Giampiero Martinotti, la Repubblica 1/10/2009, 1 ottobre 2009
LA FABBRICA DEI SUICIDI MISTERO FRANCE TELECOM
PARIGI
dal nostro corrispondente
Un palazzo anti-suicidi, un posto di lavoro con finestre chiuse e parapetti alti, come se bastassero pochi accorgimenti tecnici per mettere fine a un disastro sociale con pochi precedenti. A prima vista, la notizia che France Télécom occuperà da gennaio quell´immobile potrebbe sembrare farsesca, se non s´inserisse in un contesto tragico: ventiquattro suicidi in appena diciotto mesi, decine di migliaia di dipendenti in stato di shock, un management sotto accusa per aver trasformato un´azienda gloriosa in una fabbrica di depressi comandati a bacchetta. La sinistra chiede le dimissioni del presidente e amministratore delegato, Didier Lombard, ma lo Stato, primo azionista della società, forse si limiterà a chiedere la testa del suo vice.
Il palazzo di Saint-Denis, alle porte della capitale, dove in gennaio andranno a lavorare duemila dipendenti dell´operatore telefonico, è diventato così il simbolo di un´azienda terrorizzata: finestre chiuse, terrazze e passerelle inaccessibili, parapetti rialzati. La paura paralizza un po´ tutti: negli ultimi tempi si è visto un dirigente pugnalarsi davanti ai suoi colleghi durante una riunione, una giovane donna si è lanciata giù dalla finestra del suo ufficio al quarto piano. E chi tra i suicidi ha lasciato qualche spiegazione ha implacabilmente accusato France Télécom, i suoi dirigenti e i loro metodi brutali.
Il messaggio inviato al padre via mail da Stéphanie, 32 anni, è terribile: «Il mio capo non lo sa, ovviamente, ma sarò la ventitreesima dipendente a suicidarmi. Non accetto la nuova riorganizzazione del servizio. Cambio di capo e per avere quel che avrò preferisco morire. Lascio in ufficio la borsa con le chiavi e il telefonino. Porto con me la mia carta di donatrice di organi, non si sa mai. Mi dispiace che tu riceva un messaggio di questo genere, ma sono più che persa. Ti voglio bene, papà». Pochi minuti dopo la ragazza si è buttata dalla finestra del suo ufficio.
Lunedì, a Annecy, un altro dipendente si è lanciato giù da un viadotto. Nella lettera alla moglie si è detto disperato per le condizioni di lavoro. Lombard, arrivato sul posto, ha dovuto affrontare la collera di trecento dipendenti.
France Télécom ha deciso di bloccare la mobilità interna dei dipendenti, considerata una delle radici dello stress.
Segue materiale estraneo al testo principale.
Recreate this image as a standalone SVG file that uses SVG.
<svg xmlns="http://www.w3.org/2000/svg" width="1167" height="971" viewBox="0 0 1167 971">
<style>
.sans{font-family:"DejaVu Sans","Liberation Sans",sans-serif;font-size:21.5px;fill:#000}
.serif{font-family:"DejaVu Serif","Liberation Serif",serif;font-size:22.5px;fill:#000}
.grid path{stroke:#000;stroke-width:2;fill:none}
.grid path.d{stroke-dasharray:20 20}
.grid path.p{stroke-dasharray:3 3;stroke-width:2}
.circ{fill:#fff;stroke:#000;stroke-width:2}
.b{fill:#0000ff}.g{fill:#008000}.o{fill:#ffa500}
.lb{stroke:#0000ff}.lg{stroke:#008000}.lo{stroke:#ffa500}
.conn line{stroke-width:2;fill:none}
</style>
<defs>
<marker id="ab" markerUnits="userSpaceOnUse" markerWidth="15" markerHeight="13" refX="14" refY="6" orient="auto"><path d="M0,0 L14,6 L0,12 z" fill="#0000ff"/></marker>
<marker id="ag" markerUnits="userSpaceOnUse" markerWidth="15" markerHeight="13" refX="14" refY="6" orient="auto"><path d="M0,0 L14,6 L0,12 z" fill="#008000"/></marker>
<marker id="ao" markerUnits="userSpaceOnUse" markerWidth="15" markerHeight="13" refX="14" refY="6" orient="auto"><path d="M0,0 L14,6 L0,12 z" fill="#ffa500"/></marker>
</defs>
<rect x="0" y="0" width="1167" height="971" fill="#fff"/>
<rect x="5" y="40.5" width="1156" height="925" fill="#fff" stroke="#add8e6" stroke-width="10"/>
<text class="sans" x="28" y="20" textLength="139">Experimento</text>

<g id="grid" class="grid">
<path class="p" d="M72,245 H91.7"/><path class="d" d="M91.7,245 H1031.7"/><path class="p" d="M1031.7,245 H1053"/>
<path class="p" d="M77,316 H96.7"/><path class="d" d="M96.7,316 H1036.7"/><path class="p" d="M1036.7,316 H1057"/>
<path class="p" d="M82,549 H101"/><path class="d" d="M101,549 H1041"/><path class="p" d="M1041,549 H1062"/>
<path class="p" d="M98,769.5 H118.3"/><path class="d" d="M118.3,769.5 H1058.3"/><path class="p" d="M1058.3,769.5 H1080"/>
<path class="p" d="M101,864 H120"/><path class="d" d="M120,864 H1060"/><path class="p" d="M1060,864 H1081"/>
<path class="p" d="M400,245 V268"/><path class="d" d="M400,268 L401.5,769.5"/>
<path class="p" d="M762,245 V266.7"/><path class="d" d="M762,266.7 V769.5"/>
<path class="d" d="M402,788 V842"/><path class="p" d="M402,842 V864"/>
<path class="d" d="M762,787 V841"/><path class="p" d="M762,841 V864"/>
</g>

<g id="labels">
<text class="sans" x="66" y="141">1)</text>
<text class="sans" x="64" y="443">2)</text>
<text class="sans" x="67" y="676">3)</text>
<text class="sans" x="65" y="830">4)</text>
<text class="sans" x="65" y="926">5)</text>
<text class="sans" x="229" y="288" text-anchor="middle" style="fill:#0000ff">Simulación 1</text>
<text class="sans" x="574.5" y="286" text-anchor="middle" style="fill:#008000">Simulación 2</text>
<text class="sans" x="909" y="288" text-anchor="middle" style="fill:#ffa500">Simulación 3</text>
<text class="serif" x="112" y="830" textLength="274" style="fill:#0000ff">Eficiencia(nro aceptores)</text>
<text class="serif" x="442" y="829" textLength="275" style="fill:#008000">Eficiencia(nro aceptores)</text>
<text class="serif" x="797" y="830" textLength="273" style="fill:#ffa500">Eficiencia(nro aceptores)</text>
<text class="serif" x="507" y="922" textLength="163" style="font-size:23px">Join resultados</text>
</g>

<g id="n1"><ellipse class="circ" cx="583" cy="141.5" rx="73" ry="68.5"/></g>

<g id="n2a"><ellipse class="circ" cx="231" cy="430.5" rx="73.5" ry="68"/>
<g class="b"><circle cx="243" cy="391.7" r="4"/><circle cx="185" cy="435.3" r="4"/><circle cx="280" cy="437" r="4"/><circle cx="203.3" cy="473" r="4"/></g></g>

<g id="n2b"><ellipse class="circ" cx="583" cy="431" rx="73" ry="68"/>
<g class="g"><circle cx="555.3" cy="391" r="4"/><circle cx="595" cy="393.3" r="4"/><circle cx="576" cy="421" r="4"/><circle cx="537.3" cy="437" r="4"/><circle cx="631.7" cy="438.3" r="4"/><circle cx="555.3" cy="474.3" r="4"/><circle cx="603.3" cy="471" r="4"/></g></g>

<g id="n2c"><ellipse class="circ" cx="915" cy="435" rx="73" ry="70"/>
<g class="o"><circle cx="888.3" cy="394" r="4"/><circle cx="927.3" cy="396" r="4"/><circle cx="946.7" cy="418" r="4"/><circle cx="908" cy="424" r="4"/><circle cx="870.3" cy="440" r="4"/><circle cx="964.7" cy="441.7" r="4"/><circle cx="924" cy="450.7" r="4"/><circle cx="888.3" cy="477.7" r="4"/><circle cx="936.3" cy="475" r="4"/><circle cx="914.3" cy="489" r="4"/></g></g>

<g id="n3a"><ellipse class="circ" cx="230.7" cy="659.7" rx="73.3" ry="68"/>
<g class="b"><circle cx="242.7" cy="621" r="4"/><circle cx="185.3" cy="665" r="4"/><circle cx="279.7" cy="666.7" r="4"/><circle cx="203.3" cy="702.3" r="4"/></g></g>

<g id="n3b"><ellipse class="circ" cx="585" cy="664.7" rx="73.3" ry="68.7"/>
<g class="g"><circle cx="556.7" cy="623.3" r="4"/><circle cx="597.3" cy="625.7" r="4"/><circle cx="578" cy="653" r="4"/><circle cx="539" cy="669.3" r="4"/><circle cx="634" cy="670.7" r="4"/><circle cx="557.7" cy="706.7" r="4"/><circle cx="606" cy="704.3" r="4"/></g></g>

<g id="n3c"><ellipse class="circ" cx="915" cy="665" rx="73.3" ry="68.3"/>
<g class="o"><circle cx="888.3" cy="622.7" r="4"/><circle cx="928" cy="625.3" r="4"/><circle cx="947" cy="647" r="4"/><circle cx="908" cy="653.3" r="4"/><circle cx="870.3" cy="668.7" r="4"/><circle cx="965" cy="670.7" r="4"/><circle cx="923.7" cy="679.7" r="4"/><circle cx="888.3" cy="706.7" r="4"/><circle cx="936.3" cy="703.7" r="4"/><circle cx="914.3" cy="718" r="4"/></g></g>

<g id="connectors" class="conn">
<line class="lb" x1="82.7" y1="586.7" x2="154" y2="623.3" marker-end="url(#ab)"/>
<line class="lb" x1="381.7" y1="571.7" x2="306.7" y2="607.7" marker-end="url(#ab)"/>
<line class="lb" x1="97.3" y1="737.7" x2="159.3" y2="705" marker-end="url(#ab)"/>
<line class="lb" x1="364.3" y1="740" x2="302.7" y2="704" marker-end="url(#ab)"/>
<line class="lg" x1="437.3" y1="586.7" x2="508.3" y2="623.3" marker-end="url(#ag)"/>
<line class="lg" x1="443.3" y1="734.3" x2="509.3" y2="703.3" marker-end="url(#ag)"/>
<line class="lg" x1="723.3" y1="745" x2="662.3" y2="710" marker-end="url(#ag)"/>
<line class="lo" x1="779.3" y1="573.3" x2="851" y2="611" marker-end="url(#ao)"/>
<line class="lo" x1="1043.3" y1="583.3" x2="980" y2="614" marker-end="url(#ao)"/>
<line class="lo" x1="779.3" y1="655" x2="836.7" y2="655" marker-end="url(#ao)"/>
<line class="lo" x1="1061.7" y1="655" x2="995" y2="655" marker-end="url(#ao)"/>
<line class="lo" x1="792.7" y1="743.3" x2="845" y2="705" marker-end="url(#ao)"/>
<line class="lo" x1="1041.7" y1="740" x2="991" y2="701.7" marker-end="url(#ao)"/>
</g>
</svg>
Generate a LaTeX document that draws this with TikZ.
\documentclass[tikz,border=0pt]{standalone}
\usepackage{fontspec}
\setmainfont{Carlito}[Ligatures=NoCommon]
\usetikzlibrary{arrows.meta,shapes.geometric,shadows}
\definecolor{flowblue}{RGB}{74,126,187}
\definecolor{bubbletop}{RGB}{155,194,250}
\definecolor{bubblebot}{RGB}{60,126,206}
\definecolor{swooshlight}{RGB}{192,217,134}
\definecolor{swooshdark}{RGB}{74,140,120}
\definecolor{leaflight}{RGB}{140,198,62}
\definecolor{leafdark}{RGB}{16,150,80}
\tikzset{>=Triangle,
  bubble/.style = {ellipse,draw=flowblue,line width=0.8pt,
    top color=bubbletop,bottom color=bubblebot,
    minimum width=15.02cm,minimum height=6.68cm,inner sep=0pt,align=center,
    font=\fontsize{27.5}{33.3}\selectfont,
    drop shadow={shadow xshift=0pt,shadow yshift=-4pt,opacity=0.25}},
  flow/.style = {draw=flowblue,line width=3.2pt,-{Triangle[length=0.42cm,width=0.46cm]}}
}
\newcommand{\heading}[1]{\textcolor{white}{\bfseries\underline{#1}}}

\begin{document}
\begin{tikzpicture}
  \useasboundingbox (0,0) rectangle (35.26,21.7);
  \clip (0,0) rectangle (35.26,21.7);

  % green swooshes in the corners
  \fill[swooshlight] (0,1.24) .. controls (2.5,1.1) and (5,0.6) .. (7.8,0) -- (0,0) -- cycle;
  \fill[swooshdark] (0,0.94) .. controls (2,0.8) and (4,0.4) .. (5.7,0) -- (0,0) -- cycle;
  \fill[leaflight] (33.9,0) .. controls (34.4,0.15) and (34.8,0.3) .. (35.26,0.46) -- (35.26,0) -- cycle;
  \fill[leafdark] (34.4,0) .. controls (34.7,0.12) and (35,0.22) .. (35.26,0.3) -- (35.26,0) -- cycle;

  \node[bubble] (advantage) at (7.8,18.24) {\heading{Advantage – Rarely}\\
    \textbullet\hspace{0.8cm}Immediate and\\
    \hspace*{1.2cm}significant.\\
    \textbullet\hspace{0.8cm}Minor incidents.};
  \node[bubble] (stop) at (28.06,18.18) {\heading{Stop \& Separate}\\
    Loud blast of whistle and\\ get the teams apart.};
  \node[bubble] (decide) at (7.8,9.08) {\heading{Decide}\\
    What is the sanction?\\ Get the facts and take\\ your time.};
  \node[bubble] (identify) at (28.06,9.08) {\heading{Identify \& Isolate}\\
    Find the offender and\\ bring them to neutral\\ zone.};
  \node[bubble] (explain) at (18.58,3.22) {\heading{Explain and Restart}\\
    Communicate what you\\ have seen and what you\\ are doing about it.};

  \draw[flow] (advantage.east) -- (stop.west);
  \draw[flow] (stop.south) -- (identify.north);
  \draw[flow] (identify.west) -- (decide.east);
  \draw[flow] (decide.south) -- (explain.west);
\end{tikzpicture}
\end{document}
Ma si tratta solo di un elemento. Un libro appena uscito (Orange stressé, di Ivan du Roy, che si riferisce al marchio commerciale della società e gioca sull´assonanza con l´arancia spremuta) punta il dito contro metodi che hanno un solo obiettivo: spaventare il personale per spingerlo ad andarsene. Ieri sotto tiro c´era soprattutto Louis-Pierre Wenes, il numero due del gruppo, l´uomo incaricato di tagliare i costi: «Una volta ci ha detto: sottomissione o dimissioni», racconta una sindacalista.
Il malessere va però al di là dei metodi di un uomo. France Télécom è passata dal mondo ovattato di una società pubblica monopolista a quella di un´azienda costretta a battersi in uno dei settori più concorrenziali di oggi. La transizione era oggettivamente difficile e nessuno dei dirigenti che si sono susseguiti negli ultimi dodici anni ha saputo guardare al di là del rosso e nero dei conti. I risultati sono sotto gli occhi di tutti, con la paura che la lunga lista dei suicidi possa ancora allungarsi.